STATED TASK:
Write out all records as given; omit images.

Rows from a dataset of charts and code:
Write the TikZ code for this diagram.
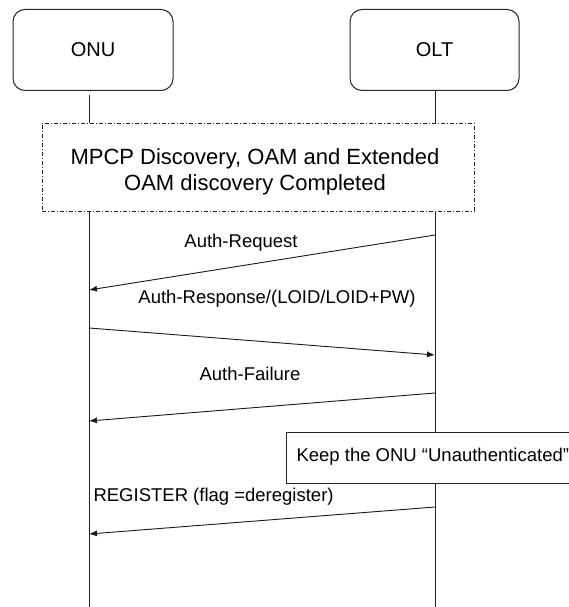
\documentclass[tikz,border=0pt]{standalone}
\usepackage{fontspec}
\setmainfont{Liberation Sans}
\usetikzlibrary{arrows.meta}
\begin{document}
\begin{tikzpicture}[x=1pt,y=-1pt,
  every node/.style={font=\fontsize{18.5}{22}\selectfont, text=black},
  actor/.style={draw=black!85, line width=1pt, rounded corners=12pt, fill=white, inner sep=0pt, font=\fontsize{20}{24}\selectfont},
  life/.style={draw=black!85, line width=1pt},
  msg/.style={draw=black!90, line width=0.9pt, -{Latex[length=8pt,width=6pt]}},
  phase/.style={draw=black!85, line width=0.9pt, fill=white, dash pattern=on 4pt off 2pt on 1pt off 2pt, inner sep=0pt, align=center},
  phasetext/.style={font=\fontsize{22}{26}\selectfont},
  note/.style={draw=black!85, line width=0.9pt, fill=white, inner sep=0pt}]
\useasboundingbox (0,0) rectangle (569,607);
% participants
\node[actor, minimum width=160pt, minimum height=81pt] (onu) at (93,50) {ONU};
\node[actor, minimum width=169pt, minimum height=81pt] (olt) at (434.5,50) {OLT};
% lifelines
\coordinate (onutop) at (89,95);
\coordinate (onubot) at (89,607);
\coordinate (olttop) at (435,90);
\coordinate (oltbot) at (435,607);
\draw[life] (onutop) -- (onubot);
\draw[life] (olttop) -- (oltbot);
% discovery phase box
\node[phase, minimum width=432pt, minimum height=88pt] (disc) at (258,167) {};
\node[phasetext] (disc1) at (255,159) {MPCP Discovery, OAM and Extended};
\node[phasetext] (disc2) at (255,185) {OAM discovery Completed};
% messages
\coordinate (a1) at (435,235);
\coordinate (b1) at (89,290);
\draw[msg] (a1) -- (b1);
\node (l1) at (241,243) {Auth-Request};
\coordinate (a2) at (89,328);
\coordinate (b2) at (435,355);
\draw[msg] (a2) -- (b2);
\node (l2) at (277,299) {Auth-Response/(LOID/LOID+PW)};
\coordinate (a3) at (435,393);
\coordinate (b3) at (89,421);
\draw[msg] (a3) -- (b3);
\node (l3) at (250,374) {Auth-Failure};
% note box
\node[note, minimum width=300pt, minimum height=51pt, anchor=north west] (keep) at (286,432) {};
\node[anchor=west] (keeptxt) at (293,457) {Keep the ONU “Unauthenticated”};
\coordinate (a4) at (435,507);
\coordinate (b4) at (89,534);
\draw[msg] (a4) -- (b4);
\node[anchor=west] (l4) at (90,497) {REGISTER (flag =deregister)};
\end{tikzpicture}
\end{document}
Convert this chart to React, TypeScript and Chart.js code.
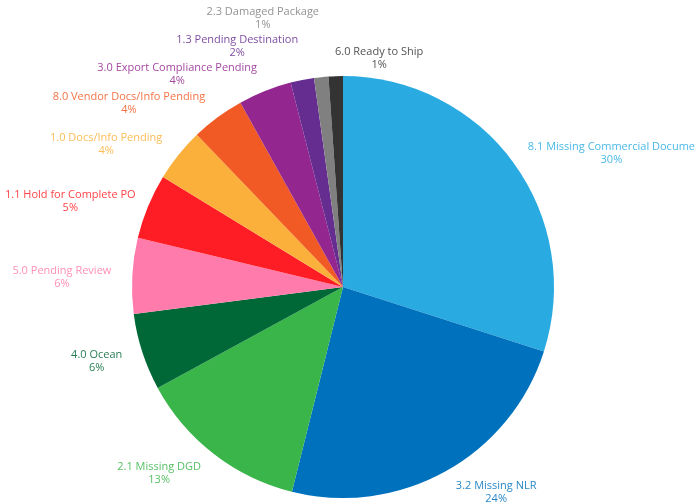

SOLUTION:
Write the TikZ code for this diagram.
\documentclass[tikz,border=0pt]{standalone}
\usepackage{fontspec}
\setmainfont{Liberation Sans}
\usetikzlibrary{arrows.meta}
\begin{document}
\begin{tikzpicture}[x=1pt,y=-1pt,
  every node/.style={font=\fontsize{18.5}{22}\selectfont, text=black},
  actor/.style={draw=black!85, line width=1pt, rounded corners=12pt, fill=white, inner sep=0pt, font=\fontsize{20}{24}\selectfont},
  life/.style={draw=black!85, line width=1pt},
  msg/.style={draw=black!90, line width=0.9pt, -{Latex[length=8pt,width=6pt]}},
  phase/.style={draw=black!85, line width=0.9pt, fill=white, dash pattern=on 4pt off 2pt on 1pt off 2pt, inner sep=0pt, align=center},
  phasetext/.style={font=\fontsize{22}{26}\selectfont},
  note/.style={draw=black!85, line width=0.9pt, fill=white, inner sep=0pt}]
\useasboundingbox (0,0) rectangle (569,607);
% participants
\node[actor, minimum width=160pt, minimum height=81pt] (onu) at (93,50) {ONU};
\node[actor, minimum width=169pt, minimum height=81pt] (olt) at (434.5,50) {OLT};
% lifelines
\coordinate (onutop) at (89,95);
\coordinate (onubot) at (89,607);
\coordinate (olttop) at (435,90);
\coordinate (oltbot) at (435,607);
\draw[life] (onutop) -- (onubot);
\draw[life] (olttop) -- (oltbot);
% discovery phase box
\node[phase, minimum width=432pt, minimum height=88pt] (disc) at (258,167) {};
\node[phasetext] (disc1) at (255,159) {MPCP Discovery, OAM and Extended};
\node[phasetext] (disc2) at (255,185) {OAM discovery Completed};
% messages
\coordinate (a1) at (435,235);
\coordinate (b1) at (89,290);
\draw[msg] (a1) -- (b1);
\node (l1) at (241,243) {Auth-Request};
\coordinate (a2) at (89,328);
\coordinate (b2) at (435,355);
\draw[msg] (a2) -- (b2);
\node (l2) at (277,299) {Auth-Response/(LOID/LOID+PW)};
\coordinate (a3) at (435,393);
\coordinate (b3) at (89,421);
\draw[msg] (a3) -- (b3);
\node (l3) at (250,374) {Auth-Failure};
% note box
\node[note, minimum width=300pt, minimum height=51pt, anchor=north west] (keep) at (286,432) {};
\node[anchor=west] (keeptxt) at (293,457) {Keep the ONU “Unauthenticated”};
\coordinate (a4) at (435,507);
\coordinate (b4) at (89,534);
\draw[msg] (a4) -- (b4);
\node[anchor=west] (l4) at (90,497) {REGISTER (flag =deregister)};
\end{tikzpicture}
\end{document}
Convert this chart to React, TypeScript and Chart.js code.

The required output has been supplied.